Given information:

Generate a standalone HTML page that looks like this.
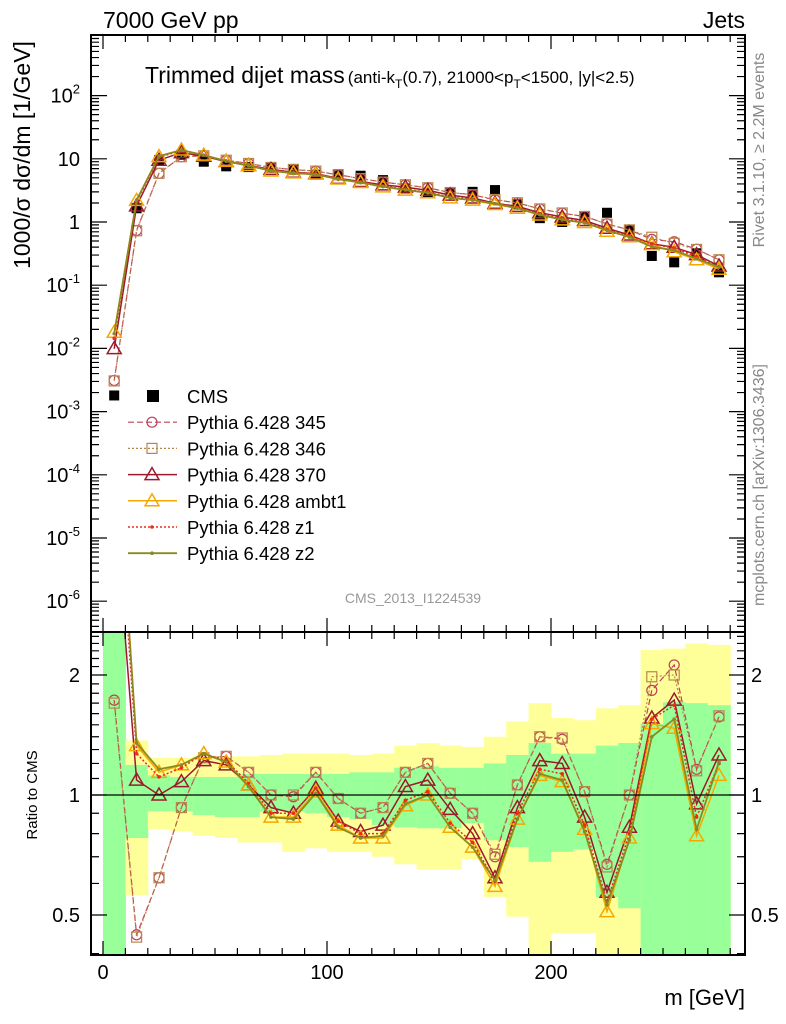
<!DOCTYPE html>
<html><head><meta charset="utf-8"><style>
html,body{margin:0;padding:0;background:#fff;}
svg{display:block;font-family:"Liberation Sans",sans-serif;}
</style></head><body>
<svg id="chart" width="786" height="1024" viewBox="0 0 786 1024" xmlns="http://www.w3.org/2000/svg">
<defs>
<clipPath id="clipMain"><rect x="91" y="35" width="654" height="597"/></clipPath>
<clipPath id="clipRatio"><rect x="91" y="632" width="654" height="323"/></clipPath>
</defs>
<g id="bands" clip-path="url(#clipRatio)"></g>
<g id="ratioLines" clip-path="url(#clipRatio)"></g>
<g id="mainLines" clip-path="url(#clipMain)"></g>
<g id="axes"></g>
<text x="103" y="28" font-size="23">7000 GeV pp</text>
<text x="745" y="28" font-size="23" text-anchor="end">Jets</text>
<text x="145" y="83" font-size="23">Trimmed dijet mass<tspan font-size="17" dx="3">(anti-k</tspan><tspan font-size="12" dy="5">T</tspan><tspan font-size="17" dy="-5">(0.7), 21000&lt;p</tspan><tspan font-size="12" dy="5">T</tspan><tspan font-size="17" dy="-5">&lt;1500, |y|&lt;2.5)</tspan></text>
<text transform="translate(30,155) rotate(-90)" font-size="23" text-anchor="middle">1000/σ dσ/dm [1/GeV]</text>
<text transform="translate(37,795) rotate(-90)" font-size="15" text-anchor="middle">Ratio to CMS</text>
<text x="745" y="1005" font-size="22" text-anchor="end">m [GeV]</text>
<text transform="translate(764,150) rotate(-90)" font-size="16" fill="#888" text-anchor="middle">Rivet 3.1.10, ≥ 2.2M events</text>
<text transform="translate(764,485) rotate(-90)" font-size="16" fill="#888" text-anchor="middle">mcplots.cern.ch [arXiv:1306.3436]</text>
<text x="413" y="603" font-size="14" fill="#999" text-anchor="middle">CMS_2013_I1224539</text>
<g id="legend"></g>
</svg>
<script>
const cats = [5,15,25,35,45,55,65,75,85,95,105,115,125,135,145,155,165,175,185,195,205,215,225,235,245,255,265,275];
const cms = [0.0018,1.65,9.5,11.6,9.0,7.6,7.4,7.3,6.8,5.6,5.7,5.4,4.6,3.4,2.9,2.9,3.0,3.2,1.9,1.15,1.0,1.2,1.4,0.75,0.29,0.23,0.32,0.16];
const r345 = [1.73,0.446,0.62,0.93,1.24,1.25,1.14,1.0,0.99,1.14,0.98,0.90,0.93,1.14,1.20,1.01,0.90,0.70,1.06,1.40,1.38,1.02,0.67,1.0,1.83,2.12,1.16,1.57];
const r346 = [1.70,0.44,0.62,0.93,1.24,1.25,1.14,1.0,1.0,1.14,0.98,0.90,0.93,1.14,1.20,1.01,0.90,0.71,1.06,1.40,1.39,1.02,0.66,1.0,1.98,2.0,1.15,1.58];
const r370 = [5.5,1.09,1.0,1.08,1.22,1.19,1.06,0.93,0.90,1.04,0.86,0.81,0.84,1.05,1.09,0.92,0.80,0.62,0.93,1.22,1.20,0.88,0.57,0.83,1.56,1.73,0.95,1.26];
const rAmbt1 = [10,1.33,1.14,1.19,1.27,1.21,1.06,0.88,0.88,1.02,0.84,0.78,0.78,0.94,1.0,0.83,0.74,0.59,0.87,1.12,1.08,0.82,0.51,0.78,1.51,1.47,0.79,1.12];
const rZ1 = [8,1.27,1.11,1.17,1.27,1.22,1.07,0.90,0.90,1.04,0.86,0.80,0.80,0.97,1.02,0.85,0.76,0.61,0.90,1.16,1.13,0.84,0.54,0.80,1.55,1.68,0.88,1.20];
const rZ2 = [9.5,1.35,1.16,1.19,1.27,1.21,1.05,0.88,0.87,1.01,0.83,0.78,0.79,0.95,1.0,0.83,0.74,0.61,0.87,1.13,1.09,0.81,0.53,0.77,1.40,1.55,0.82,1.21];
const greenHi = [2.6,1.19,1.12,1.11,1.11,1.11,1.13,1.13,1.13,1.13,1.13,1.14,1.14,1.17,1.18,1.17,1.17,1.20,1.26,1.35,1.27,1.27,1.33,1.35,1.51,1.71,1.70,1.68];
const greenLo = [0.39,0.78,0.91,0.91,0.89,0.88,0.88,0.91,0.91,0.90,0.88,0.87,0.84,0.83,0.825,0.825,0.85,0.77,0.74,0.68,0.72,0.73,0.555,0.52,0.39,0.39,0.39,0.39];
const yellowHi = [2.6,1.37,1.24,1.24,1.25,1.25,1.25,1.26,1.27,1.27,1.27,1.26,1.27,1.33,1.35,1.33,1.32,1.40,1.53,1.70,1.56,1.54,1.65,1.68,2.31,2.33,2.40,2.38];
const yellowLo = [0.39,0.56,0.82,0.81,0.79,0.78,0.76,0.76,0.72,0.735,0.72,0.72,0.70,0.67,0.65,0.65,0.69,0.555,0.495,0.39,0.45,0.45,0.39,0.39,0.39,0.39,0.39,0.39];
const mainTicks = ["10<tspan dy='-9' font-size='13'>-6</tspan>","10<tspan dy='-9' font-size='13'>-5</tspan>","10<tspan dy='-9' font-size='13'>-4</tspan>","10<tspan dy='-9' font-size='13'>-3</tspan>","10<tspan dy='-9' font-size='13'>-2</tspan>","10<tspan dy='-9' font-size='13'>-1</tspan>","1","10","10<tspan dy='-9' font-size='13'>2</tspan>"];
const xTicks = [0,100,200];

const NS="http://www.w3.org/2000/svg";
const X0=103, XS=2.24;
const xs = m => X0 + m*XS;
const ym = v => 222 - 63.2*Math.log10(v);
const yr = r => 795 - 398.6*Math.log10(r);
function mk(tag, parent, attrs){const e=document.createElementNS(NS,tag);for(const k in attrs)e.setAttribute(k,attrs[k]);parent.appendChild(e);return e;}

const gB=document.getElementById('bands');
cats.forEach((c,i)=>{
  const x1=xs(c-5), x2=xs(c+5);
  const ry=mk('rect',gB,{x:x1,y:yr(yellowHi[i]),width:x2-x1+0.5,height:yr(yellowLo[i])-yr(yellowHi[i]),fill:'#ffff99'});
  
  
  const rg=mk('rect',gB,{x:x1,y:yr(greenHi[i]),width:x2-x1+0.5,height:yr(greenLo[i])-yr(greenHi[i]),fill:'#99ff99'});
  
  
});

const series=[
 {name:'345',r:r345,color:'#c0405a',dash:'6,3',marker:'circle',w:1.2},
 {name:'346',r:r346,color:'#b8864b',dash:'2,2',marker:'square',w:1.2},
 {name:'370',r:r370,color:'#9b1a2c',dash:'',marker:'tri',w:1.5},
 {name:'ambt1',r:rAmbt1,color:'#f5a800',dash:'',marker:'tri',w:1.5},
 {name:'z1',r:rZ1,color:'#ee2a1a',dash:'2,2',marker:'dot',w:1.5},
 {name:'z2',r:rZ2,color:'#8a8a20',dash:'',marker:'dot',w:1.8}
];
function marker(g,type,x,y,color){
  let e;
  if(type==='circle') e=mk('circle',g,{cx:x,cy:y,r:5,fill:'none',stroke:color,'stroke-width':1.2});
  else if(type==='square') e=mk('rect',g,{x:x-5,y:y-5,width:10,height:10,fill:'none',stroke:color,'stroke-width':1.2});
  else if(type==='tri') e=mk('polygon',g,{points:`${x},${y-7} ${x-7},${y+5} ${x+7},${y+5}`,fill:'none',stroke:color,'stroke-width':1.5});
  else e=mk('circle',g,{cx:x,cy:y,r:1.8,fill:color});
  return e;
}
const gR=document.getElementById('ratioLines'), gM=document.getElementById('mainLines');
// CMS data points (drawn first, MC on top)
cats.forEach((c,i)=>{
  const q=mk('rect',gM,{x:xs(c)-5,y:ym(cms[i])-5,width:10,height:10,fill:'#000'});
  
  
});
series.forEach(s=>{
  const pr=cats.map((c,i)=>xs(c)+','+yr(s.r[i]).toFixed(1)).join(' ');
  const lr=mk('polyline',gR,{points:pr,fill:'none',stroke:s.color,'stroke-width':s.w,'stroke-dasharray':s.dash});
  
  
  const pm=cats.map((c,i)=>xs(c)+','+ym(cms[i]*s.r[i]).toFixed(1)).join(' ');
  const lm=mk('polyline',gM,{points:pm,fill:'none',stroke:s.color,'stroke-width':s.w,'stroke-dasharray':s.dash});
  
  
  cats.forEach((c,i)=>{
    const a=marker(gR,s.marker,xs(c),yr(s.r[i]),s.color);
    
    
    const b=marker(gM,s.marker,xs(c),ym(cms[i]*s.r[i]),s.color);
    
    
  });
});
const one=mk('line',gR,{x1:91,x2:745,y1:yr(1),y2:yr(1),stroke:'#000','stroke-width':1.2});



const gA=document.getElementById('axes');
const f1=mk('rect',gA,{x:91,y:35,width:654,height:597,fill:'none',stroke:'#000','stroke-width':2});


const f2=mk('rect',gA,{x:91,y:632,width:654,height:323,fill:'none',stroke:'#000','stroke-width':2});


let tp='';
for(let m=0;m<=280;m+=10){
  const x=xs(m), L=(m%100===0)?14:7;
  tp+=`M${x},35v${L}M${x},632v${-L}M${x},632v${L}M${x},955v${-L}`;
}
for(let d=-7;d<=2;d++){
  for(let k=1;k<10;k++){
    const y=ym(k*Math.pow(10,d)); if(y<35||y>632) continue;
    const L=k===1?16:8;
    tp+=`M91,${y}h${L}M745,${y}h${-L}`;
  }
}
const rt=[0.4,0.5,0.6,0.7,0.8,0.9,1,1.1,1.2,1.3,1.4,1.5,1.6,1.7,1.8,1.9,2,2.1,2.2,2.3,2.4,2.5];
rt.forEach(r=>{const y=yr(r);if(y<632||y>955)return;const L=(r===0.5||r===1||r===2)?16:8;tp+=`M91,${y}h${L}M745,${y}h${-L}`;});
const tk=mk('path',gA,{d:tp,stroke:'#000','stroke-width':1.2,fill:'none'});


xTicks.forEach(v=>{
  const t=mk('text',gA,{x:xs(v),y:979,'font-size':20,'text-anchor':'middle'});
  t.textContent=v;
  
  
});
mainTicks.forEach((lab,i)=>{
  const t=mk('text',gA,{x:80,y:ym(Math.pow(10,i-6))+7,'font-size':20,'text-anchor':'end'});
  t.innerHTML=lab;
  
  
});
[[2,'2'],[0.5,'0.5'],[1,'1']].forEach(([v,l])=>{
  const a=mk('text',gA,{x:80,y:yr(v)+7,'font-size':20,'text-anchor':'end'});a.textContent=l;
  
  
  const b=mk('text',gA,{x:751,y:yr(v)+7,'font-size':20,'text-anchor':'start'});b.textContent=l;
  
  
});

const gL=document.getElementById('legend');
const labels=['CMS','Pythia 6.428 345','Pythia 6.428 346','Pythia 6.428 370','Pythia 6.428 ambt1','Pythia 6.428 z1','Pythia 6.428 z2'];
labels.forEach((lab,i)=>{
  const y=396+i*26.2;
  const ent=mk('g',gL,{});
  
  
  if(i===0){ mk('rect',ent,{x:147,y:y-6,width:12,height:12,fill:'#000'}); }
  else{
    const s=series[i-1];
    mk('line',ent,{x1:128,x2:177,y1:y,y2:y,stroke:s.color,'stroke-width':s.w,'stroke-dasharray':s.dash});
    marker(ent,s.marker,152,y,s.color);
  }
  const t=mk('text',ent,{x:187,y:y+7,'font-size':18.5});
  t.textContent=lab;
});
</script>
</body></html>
---
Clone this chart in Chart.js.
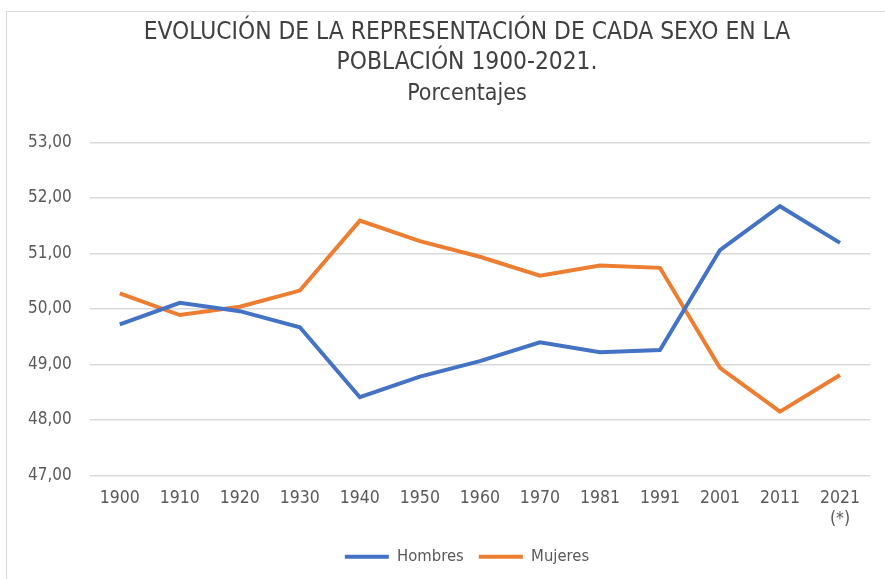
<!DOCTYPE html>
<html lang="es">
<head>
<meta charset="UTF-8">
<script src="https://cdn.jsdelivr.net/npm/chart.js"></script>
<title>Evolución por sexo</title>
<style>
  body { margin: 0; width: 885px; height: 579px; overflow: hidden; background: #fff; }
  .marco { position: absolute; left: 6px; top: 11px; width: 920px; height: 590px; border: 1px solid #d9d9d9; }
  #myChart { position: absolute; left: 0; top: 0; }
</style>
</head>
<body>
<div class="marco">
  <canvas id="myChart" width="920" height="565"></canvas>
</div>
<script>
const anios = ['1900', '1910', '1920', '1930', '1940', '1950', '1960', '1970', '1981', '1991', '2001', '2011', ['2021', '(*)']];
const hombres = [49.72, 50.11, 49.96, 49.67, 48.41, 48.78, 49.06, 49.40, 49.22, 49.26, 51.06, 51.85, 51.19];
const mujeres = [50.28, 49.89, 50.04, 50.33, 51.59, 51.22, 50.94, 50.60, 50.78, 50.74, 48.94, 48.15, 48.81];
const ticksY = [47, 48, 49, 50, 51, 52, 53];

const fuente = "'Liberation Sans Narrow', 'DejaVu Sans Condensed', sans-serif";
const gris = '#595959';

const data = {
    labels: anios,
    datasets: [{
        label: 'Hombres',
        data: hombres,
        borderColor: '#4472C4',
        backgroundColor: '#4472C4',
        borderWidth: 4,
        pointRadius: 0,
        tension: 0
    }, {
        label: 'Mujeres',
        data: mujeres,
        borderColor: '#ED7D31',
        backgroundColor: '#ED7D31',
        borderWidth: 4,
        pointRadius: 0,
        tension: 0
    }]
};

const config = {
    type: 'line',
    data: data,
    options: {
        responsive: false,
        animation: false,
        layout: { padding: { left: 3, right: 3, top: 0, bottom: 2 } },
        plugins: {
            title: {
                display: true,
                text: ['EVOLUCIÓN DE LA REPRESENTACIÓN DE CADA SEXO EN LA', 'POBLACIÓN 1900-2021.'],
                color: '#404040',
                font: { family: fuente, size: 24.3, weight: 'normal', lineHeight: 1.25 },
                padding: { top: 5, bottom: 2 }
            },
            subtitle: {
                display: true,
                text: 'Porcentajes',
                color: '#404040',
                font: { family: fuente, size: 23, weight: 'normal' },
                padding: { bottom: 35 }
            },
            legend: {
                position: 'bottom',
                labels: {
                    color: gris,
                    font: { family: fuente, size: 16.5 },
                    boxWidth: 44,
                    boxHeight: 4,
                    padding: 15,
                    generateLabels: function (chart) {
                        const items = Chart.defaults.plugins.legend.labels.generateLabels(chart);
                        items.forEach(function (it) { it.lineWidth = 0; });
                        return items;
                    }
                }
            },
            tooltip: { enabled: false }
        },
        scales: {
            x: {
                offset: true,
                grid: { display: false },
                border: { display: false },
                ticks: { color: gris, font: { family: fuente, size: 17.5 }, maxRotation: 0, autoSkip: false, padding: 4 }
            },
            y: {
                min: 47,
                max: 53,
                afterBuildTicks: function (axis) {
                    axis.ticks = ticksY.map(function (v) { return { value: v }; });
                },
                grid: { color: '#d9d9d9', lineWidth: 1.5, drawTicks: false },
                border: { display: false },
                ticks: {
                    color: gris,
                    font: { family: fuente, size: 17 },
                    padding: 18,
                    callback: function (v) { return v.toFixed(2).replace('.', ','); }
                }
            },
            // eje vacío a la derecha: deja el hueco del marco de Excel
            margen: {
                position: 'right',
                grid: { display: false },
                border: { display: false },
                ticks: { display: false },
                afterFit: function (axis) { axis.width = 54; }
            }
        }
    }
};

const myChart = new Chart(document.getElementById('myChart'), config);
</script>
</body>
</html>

Problem: Scan the records above and report how many lines include the word "this", without any other text.

The response: 2